È una domandona, dovremmo analizzare un bel po’ di cose, parlare dei film che sono al centro di questo rinascimento… Tutto è iniziato con Yorgos: ha dato la possibilità a tanti registi greci di essere più creativi, hanno capito che quando puoi mettere in scena esattamente quello che hai in testa, a volte funziona e devi seguire il tuo istinto. È iniziato tutto da lì, e poi molti hanno cercato di individuare un proprio stile con risultati davvero buoni. E poi forse c’entra anche la crisi che ci ha colpiti, non avevamo denaro per fare film: Apples, ad esempio, è costato solo 250mila euro, e gli americani mi dicono che sembra una produzione da 4 o 5 milioni. Quando non hai soldi, sei più creativo e ti ingegni di più. Probabilmente è questo il motivo.

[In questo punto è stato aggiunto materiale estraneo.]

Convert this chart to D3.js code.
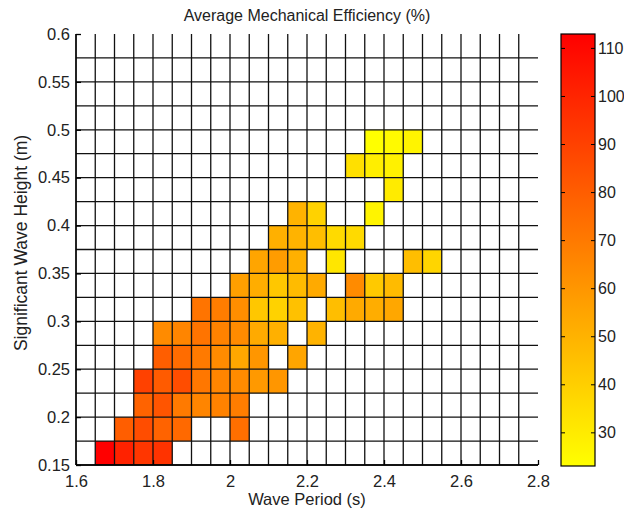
<!DOCTYPE html>
<html>
<head>
<meta charset="utf-8">
<script src="https://cdn.jsdelivr.net/npm/d3@7"></script>
<style>
  body { margin: 0; background: #fff; }
  svg { display: block; font-family: "Liberation Sans", Arial, sans-serif; }
</style>
</head>
<body>
<div id="chart"></div>
<script>
// cell left edges (s) and bottom edges (m)
const periods = [1.60, 1.65, 1.70, 1.75, 1.80, 1.85, 1.90, 1.95, 2.00, 2.05, 2.10, 2.15,
  2.20, 2.25, 2.30, 2.35, 2.40, 2.45, 2.50, 2.55, 2.60, 2.65, 2.70, 2.75];
const heights = [0.150, 0.175, 0.200, 0.225, 0.250, 0.275, 0.300, 0.325, 0.350, 0.375,
  0.400, 0.425, 0.450, 0.475, 0.500, 0.525, 0.550, 0.575];
const xTicks = [1.6, 1.8, 2.0, 2.2, 2.4, 2.6, 2.8];
const yTicks = [0.15, 0.2, 0.25, 0.3, 0.35, 0.4, 0.45, 0.5, 0.55, 0.6];

const n = null;
// efficiency (%) per height row, per period column
const efficiency = [
  [n, 113, 101, 94, 95],
  [n, n, 80, 86, 78, 76, n, n, 74],
  [n, n, n, 78, 83, 70, 66, 67, 69],
  [n, n, n, 90, 81, 86, 71, 66, 64, 59, 60],
  [n, n, n, n, 80, 75, 70, 64, 54, 60, n, 55],
  [n, n, n, n, 64, 66, 72, 67, 64, 53, 51, n, 50],
  [n, n, n, n, n, n, 72, 69, 63, 43, 39, 45, n, 46, 53, 52, 54],
  [n, n, n, n, n, n, n, n, 57, 52, 43, 47, 53, n, 64, 42, 47],
  [n, n, n, n, n, n, n, n, n, 55, 58, 51, n, 32, n, n, n, 46, 38],
  [n, n, n, n, n, n, n, n, n, n, 51, 50, 46, 36, 36],
  [n, n, n, n, n, n, n, n, n, n, n, 50, 39, n, n, 27],
  [n, n, n, n, n, n, n, n, n, n, n, n, n, n, n, n, 30],
  [n, n, n, n, n, n, n, n, n, n, n, n, n, n, 34, 29, 28],
  [n, n, n, n, n, n, n, n, n, n, n, n, n, n, n, 23.1, 25, 27]
];

const dx = 0.05, dy = 0.025;
const W = 624, H = 513;

const cells = [];
efficiency.forEach((row, i) => {
  row.forEach((v, j) => {
    if (v != null) cells.push({ p: periods[j], h: heights[i], v });
  });
});

const x = d3.scaleLinear().domain([1.6, 2.8]).range([76, 538]);
const y = d3.scaleLinear().domain([0.15, 0.6]).range([465, 34]);
const ext = d3.extent(cells, (d) => d.v);
const color = d3.scaleLinear().domain(ext).range(['#ffff00', '#ff0000']);

const svg = d3.select('#chart').append('svg').attr('width', W).attr('height', H);

svg.append('g')
  .selectAll('rect')
  .data(cells)
  .join('rect')
  .attr('x', (d) => x(d.p))
  .attr('y', (d) => y(d.h + dy))
  .attr('width', (d) => x(d.p + dx) - x(d.p))
  .attr('height', (d) => y(d.h) - y(d.h + dy))
  .attr('fill', (d) => color(d.v));

// mesh edges
const grid = svg.append('g').attr('stroke', '#111').attr('stroke-width', 1.3);
grid.selectAll('line.v')
  .data(periods)
  .join('line')
  .attr('class', 'v')
  .attr('x1', (d) => x(d)).attr('x2', (d) => x(d))
  .attr('y1', y(0.15)).attr('y2', y(0.6));
grid.selectAll('line.h')
  .data(heights)
  .join('line')
  .attr('class', 'h')
  .attr('x1', x(1.6)).attr('x2', x(2.8))
  .attr('y1', (d) => y(d)).attr('y2', (d) => y(d));

// axes (ticks point inward)
const fmt = (d) => String(+d.toFixed(2));
const xAxis = svg.append('g')
  .attr('transform', `translate(0,${y(0.15)})`)
  .call(d3.axisBottom(x).tickValues(xTicks).tickSize(-5).tickPadding(10).tickFormat(fmt));
const yAxis = svg.append('g')
  .attr('transform', `translate(${x(1.6)},0)`)
  .call(d3.axisLeft(y).tickValues(yTicks).tickSize(-5).tickPadding(6).tickFormat(fmt));
[xAxis, yAxis].forEach((g) => {
  g.select('.domain').attr('stroke', '#000').attr('stroke-width', 1.3);
  g.selectAll('.tick line').attr('stroke', '#000').attr('stroke-width', 1.3);
  g.selectAll('.tick text').attr('fill', '#222').style('font-size', '16.5px');
});
xAxis.select('.domain').attr('d', `M${x(1.6)},0H${x(2.8)}`);
yAxis.select('.domain').attr('d', `M0,${y(0.15)}V${y(0.6)}`);

svg.append('text')
  .attr('x', (x(1.6) + x(2.8)) / 2).attr('y', 21)
  .attr('text-anchor', 'middle').attr('fill', '#222')
  .style('font-size', '16px')
  .text('Average Mechanical Efficiency (%)');

svg.append('text')
  .attr('x', (x(1.6) + x(2.8)) / 2).attr('y', 505)
  .attr('text-anchor', 'middle').attr('fill', '#222')
  .style('font-size', '16.5px')
  .text('Wave Period (s)');

svg.append('text')
  .attr('transform', `translate(27,243) rotate(-90)`)
  .attr('text-anchor', 'middle').attr('fill', '#222')
  .style('font-size', '17.5px')
  .text('Significant Wave Height (m)');

// colorbar
const cbX = 561, cbW = 34;
const cb = d3.scaleLinear().domain(ext).range([466, 34]);
const grad = svg.append('defs').append('linearGradient')
  .attr('id', 'cbGrad').attr('x1', 0).attr('y1', 1).attr('x2', 0).attr('y2', 0);
grad.append('stop').attr('offset', 0).attr('stop-color', color(ext[0]));
grad.append('stop').attr('offset', 1).attr('stop-color', color(ext[1]));

svg.append('rect')
  .attr('x', cbX).attr('y', cb(ext[1]))
  .attr('width', cbW).attr('height', cb(ext[0]) - cb(ext[1]))
  .attr('fill', 'url(#cbGrad)')
  .attr('stroke', '#000').attr('stroke-width', 1.2);

const cbTicks = cb.ticks(10);
const cbg = svg.append('g');
cbg.selectAll('line.l')
  .data(cbTicks).join('line').attr('class', 'l')
  .attr('x1', cbX).attr('x2', cbX + 4)
  .attr('y1', (d) => cb(d)).attr('y2', (d) => cb(d))
  .attr('stroke', '#000');
cbg.selectAll('line.r')
  .data(cbTicks).join('line').attr('class', 'r')
  .attr('x1', cbX + cbW - 4).attr('x2', cbX + cbW)
  .attr('y1', (d) => cb(d)).attr('y2', (d) => cb(d))
  .attr('stroke', '#000');
cbg.selectAll('text')
  .data(cbTicks).join('text')
  .attr('x', cbX + cbW + 3).attr('y', (d) => cb(d))
  .attr('dy', '0.35em').attr('fill', '#222')
  .style('font-size', '16px')
  .text((d) => d);
</script>
</body>
</html>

Sia nel tuo film che nel cinema greco più in generale c’è una quota di ironia impassibile e di surrealismo assolutamente unici. Perché credi che qualcosa di così particolare e anche locale (nella migliore accezione possibile) abbia questo tipo di seguito ovunque?
Io sono un po’ ironico e sarcastico… in senso buono (ride). Parte tutto dal mio modo di essere. Non posso parlare per gli altri, ma credo che quando fai un film su una pandemia e su qualcosa di tanto tragico, tu non possa fare altrimenti. La nostra vita è un mix di tragedia e commedia, non sarei mai capace di girare qualcosa che non abbia in sé un po’ di ironia. E questo è il motivo per cui abbiamo deciso di inserire tanti momenti comici.

Come ci si sente a debuttare in un momento così complicato per il cinema nel mondo?
È un grande onore per me e per il mio team essere qui e aprire la sezione di Orizzonti, non vedevamo l’ora perché quando abbiamo finito il film non sapevamo dove avremmo potuto presentarlo. So che è tutto molto strano e complicato, che dobbiamo vedere i film con le mascherine, ma sono ottimista sul futuro perché questo festival è un segno di speranza, è una ripartenza per tutta l’industria, Speriamo che gli altri festival lo seguiranno. Ringrazio il direttore Barbera, che ha deciso di organizzarlo nonostante tutto: dobbiamo combattere per quello che amiamo. Chi lavora in questa industria – io, tu, tutti – facciamo fatica a separare il nostro mestiere dalla nostra vita. Siamo in primis persone che amano andare al cinema, e poi anche persone che hanno la fortuna di lavorare nel cinema, forse lo faremmo pure gratis (ride). Se ami così tanto quello che fai, in qualche modo ne esci sempre.